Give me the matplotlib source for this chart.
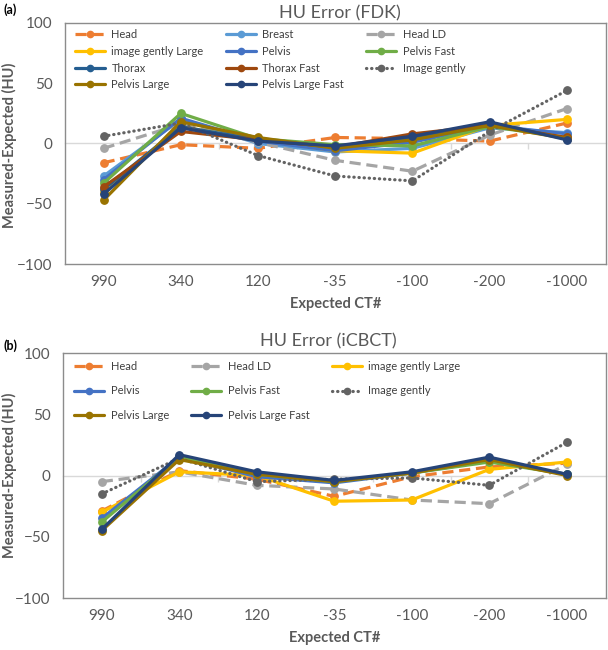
import matplotlib
matplotlib.use("Agg")
import matplotlib.pyplot as plt

plt.rcParams['font.family'] = ['Lato', 'DejaVu Sans']

ct_labels = ["990", "340", "120", "-35", "-100", "-200", "-1000"]

# FDK: measured - expected (HU)
fdk_head = [-16, -1, -4, 5, 4, 2, 17]
fdk_breast = [-27, 20, 0, -7, -4, 13, 9]
fdk_head_ld = [-4, 16, 1, -14, -23, 7, 29]
fdk_ig_large = [-40, 14, 3, -6, -8, 15, 20]
fdk_pelvis = [-30, 21, 2, -6, 1, 15, 8]
fdk_pelvis_fast = [-33, 25, 4, -1, -2, 14, 5]
fdk_thorax = [-38, 14, 3, -3, 4, 17, 4]
fdk_thorax_fast = [-36, 10, 3, -3, 8, 15, 5]
fdk_image_gently = [6, 17, -10, -27, -31, 10, 44]
fdk_pelvis_large = [-47, 18, 5, -4, 3, 15, 4]
fdk_pelvis_large_fast = [-42, 13, 2, -2, 6, 18, 3]

# iCBCT
icbct_head = [-29, 4, -3, -17, -1, 7, 10]
icbct_head_ld = [-5, 3, -8, -11, -20, -23, 9]
icbct_ig_large = [-30, 3, 0, -21, -20, 5, 11]
icbct_pelvis = [-35, 15, -1, -6, 2, 12, 1]
icbct_pelvis_fast = [-38, 15, 1, -5, 2, 11, 1]
icbct_image_gently = [-15, 14, -5, -3, -2, -8, 27]
icbct_pelvis_large = [-45, 13, 1, -5, 2, 13, 0]
icbct_pelvis_large_fast = [-44, 17, 3, -4, 3, 15, 1]

DASH = (0, (3.5, 1.8))
DOT = (0, (0.1, 1.5))
styles = {
    "Head": ("#ED7D31", DASH),
    "Breast": ("#5B9BD5", "-"),
    "Head LD": ("#A5A5A5", DASH),
    "image gently Large": ("#FFC000", "-"),
    "Pelvis": ("#4472C4", "-"),
    "Pelvis Fast": ("#70AD47", "-"),
    "Thorax": ("#255E91", "-"),
    "Thorax Fast": ("#9E480E", "-"),
    "Image gently": ("#636363", DOT),
    "Pelvis Large": ("#997300", "-"),
    "Pelvis Large Fast": ("#264478", "-"),
}

fdk_series = [
    ("Head", fdk_head), ("Breast", fdk_breast), ("Head LD", fdk_head_ld),
    ("image gently Large", fdk_ig_large), ("Pelvis", fdk_pelvis),
    ("Pelvis Fast", fdk_pelvis_fast), ("Thorax", fdk_thorax),
    ("Thorax Fast", fdk_thorax_fast), ("Image gently", fdk_image_gently),
    ("Pelvis Large", fdk_pelvis_large), ("Pelvis Large Fast", fdk_pelvis_large_fast),
]
icbct_series = [
    ("Head", icbct_head), ("Head LD", icbct_head_ld),
    ("image gently Large", icbct_ig_large), ("Pelvis", icbct_pelvis),
    ("Pelvis Fast", icbct_pelvis_fast), ("Image gently", icbct_image_gently),
    ("Pelvis Large", icbct_pelvis_large), ("Pelvis Large Fast", icbct_pelvis_large_fast),
]

TEXT = "#595959"
W, H = 608, 650


def draw_panel(ax, series, row_gap, anchor):
    x = list(range(len(ct_labels)))
    handles = []
    for name, values in series:
        color, ls = styles[name]
        line, = ax.plot(x, values, color=color, linestyle=ls, lw=2.3,
                        marker='o', ms=5.3, label=name,
                        solid_joinstyle='round', solid_capstyle='round',
                        dash_capstyle='round' if ls is DOT else 'butt')
        handles.append(line)

    ax.set_xlim(-0.5, len(ct_labels) - 0.5)
    ax.set_ylim(-100, 100)
    ax.set_yticks([-100, -50, 0, 50, 100])
    ax.set_xticks(x)
    ax.set_xticklabels(ct_labels)
    ax.tick_params(length=0, labelsize=11, labelcolor=TEXT)
    ax.tick_params(axis='y', pad=9)
    ax.tick_params(axis='x', pad=8)
    for sp in ax.spines.values():
        sp.set_color('#8c8c8c')
        sp.set_linewidth(1)

    # category axis crossing at zero (Excel style)
    zero_axis = ax.secondary_xaxis(0.5)
    zero_axis.set_alignment('bottom')
    zero_axis.set_xticks([i + 0.5 for i in range(len(ct_labels) - 1)])
    zero_axis.tick_params(length=4, width=1, color='#d9d9d9', direction='out',
                          labelbottom=False)
    zero_axis.spines['bottom'].set_color('#d9d9d9')
    zero_axis.spines['bottom'].set_linewidth(1)

    # Excel fills legend rows first, matplotlib fills columns
    n = len(handles)
    order = [i for c in range(3) for i in range(c, n, 3)]
    ax.legend([handles[i] for i in order], [handles[i].get_label() for i in order],
              ncol=3, loc='upper left', bbox_to_anchor=anchor, frameon=False,
              fontsize=8, handlelength=2.7, handletextpad=0.6, markerscale=0.85,
              columnspacing=2.0, labelspacing=row_gap, borderpad=0,
              borderaxespad=0, labelcolor='#404040')

    ax.set_xlabel("Expected CT#", fontsize=10.5, fontweight='bold', color=TEXT, labelpad=6)


fig = plt.figure(figsize=(W / 100, H / 100), dpi=100)

ax1 = fig.add_axes([65 / W, 1 - 264 / H, 540.5 / W, 241 / H])
draw_panel(ax1, fdk_series, 0.52, (0.018, 0.975))
ax2 = fig.add_axes([63 / W, 1 - 598 / H, 542.5 / W, 245 / H])
draw_panel(ax2, icbct_series, 1.22, (0.02, 0.968))

fig.text(340 / W, 1 - 13 / H, "HU Error (FDK)", ha='center', va='center',
         fontsize=13, color=TEXT)
fig.text(328 / W, 1 - 341 / H, "HU Error (iCBCT)", ha='center', va='center',
         fontsize=13, color=TEXT)
fig.text(3 / W, 1 - 10 / H, "(a)", ha='left', va='center', fontsize=9, fontweight='bold')
fig.text(3 / W, 1 - 346 / H, "(b)", ha='left', va='center', fontsize=9, fontweight='bold')
fig.text(9 / W, 1 - 145 / H, "Measured-Expected (HU)", rotation=90, ha='center',
         va='center', fontsize=10.5, fontweight='bold', color=TEXT)
fig.text(9 / W, 1 - 475 / H, "Measured-Expected (HU)", rotation=90, ha='center',
         va='center', fontsize=10.5, fontweight='bold', color=TEXT)

fig.savefig("out.png", dpi=100)
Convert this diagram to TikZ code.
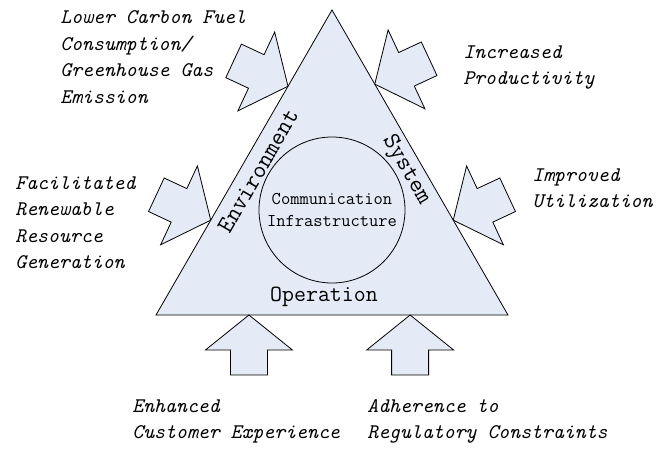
\documentclass[tikz,border=0pt]{standalone}
\usepackage{fontspec}
\definecolor{paleblue}{RGB}{228,234,246}

\begin{document}
\begin{tikzpicture}[x=1pt, y=-1pt, line width=0.8pt,
		benefit/.style={font=\fontsize{20.8}{26.5}\selectfont\ttfamily\itshape, align=left, inner sep=0pt, anchor=west},
		side/.style={font=\fontsize{24.5}{26}\selectfont\ttfamily, inner sep=0pt},
		core/.style={circle, draw, minimum size=146pt, inner sep=0pt, align=center, font=\fontsize{18}{22}\selectfont\ttfamily},
		pics/push/.style={code={
			\draw[fill=paleblue] (0,0) -- (-35,43.5) -- (-35,18.5) -- (-60,18.5) -- (-60,-18.5) -- (-35,-18.5) -- (-35,-43.5) -- cycle;
		}}
	]
	\useasboundingbox (0,0) rectangle (665,450);
	% the triangle and the points where the benefits push on it
	\coordinate (apex) at (332,10);
	\coordinate (bl) at (156,315);
	\coordinate (br) at (508,315);
	\draw[fill=paleblue] (apex) -- (bl) -- (br) -- cycle;
	\path (bl) -- (apex) coordinate[pos=0.311] (envlow) coordinate[pos=0.75] (envhigh);
	\path (br) -- (apex) coordinate[pos=0.311] (syslow) coordinate[pos=0.757] (syshigh);
	\path (bl) -- (br) coordinate[pos=0.264] (opleft) coordinate[pos=0.722] (opright);

	\node[core] (infra) at (332,210) {Communication\\Infrastructure};
	\node[side, rotate=60] (env) at (258,171) {Environment};
	\node[side, rotate=-60] (sys) at (406,170) {System};
	\node[side, font=\fontsize{23.2}{26}\selectfont\ttfamily] (op) at (324,297) {Operation};

	\pic[rotate=-25] at (envhigh) {push};
	\pic[rotate=-25] at (envlow) {push};
	\pic[rotate=205] at (syshigh) {push};
	\pic[rotate=205] at (syslow) {push};
	\pic[rotate=90] at (opleft) {push};
	\pic[rotate=90] at (opright) {push};

	\node[benefit] (fuel) at (60,57) {Lower Carbon Fuel\\Consumption/\\Greenhouse Gas\\Emission};
	\node[benefit] (renew) at (15,222.5) {Facilitated\\Renewable\\Resource\\Generation};
	\node[benefit] (prod) at (463,67.5) {Increased\\Productivity};
	\node[benefit] (util) at (532,188.5) {Improved\\Utilization};
	\node[benefit] (cust) at (132,421.5) {Enhanced\\Customer Experience};
	\node[benefit] (rules) at (367,421.5) {Adherence to\\Regulatory Constraints};
\end{tikzpicture}
\end{document}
════════════════════
What the task asks:
Leave out the pictures, and copy only the lines from the one holding "Convert this diagram to TikZ code." through the one holding "(opleft) coordinate[pos=0.722] (opright);", exactly as written.

Full output:
Convert this diagram to TikZ code.
\documentclass[tikz,border=0pt]{standalone}
\usepackage{fontspec}
\definecolor{paleblue}{RGB}{228,234,246}

\begin{document}
\begin{tikzpicture}[x=1pt, y=-1pt, line width=0.8pt,
		benefit/.style={font=\fontsize{20.8}{26.5}\selectfont\ttfamily\itshape, align=left, inner sep=0pt, anchor=west},
		side/.style={font=\fontsize{24.5}{26}\selectfont\ttfamily, inner sep=0pt},
		core/.style={circle, draw, minimum size=146pt, inner sep=0pt, align=center, font=\fontsize{18}{22}\selectfont\ttfamily},
		pics/push/.style={code={
			\draw[fill=paleblue] (0,0) -- (-35,43.5) -- (-35,18.5) -- (-60,18.5) -- (-60,-18.5) -- (-35,-18.5) -- (-35,-43.5) -- cycle;
		}}
	]
	\useasboundingbox (0,0) rectangle (665,450);
	% the triangle and the points where the benefits push on it
	\coordinate (apex) at (332,10);
	\coordinate (bl) at (156,315);
	\coordinate (br) at (508,315);
	\draw[fill=paleblue] (apex) -- (bl) -- (br) -- cycle;
	\path (bl) -- (apex) coordinate[pos=0.311] (envlow) coordinate[pos=0.75] (envhigh);
	\path (br) -- (apex) coordinate[pos=0.311] (syslow) coordinate[pos=0.757] (syshigh);
	\path (bl) -- (br) coordinate[pos=0.264] (opleft) coordinate[pos=0.722] (opright);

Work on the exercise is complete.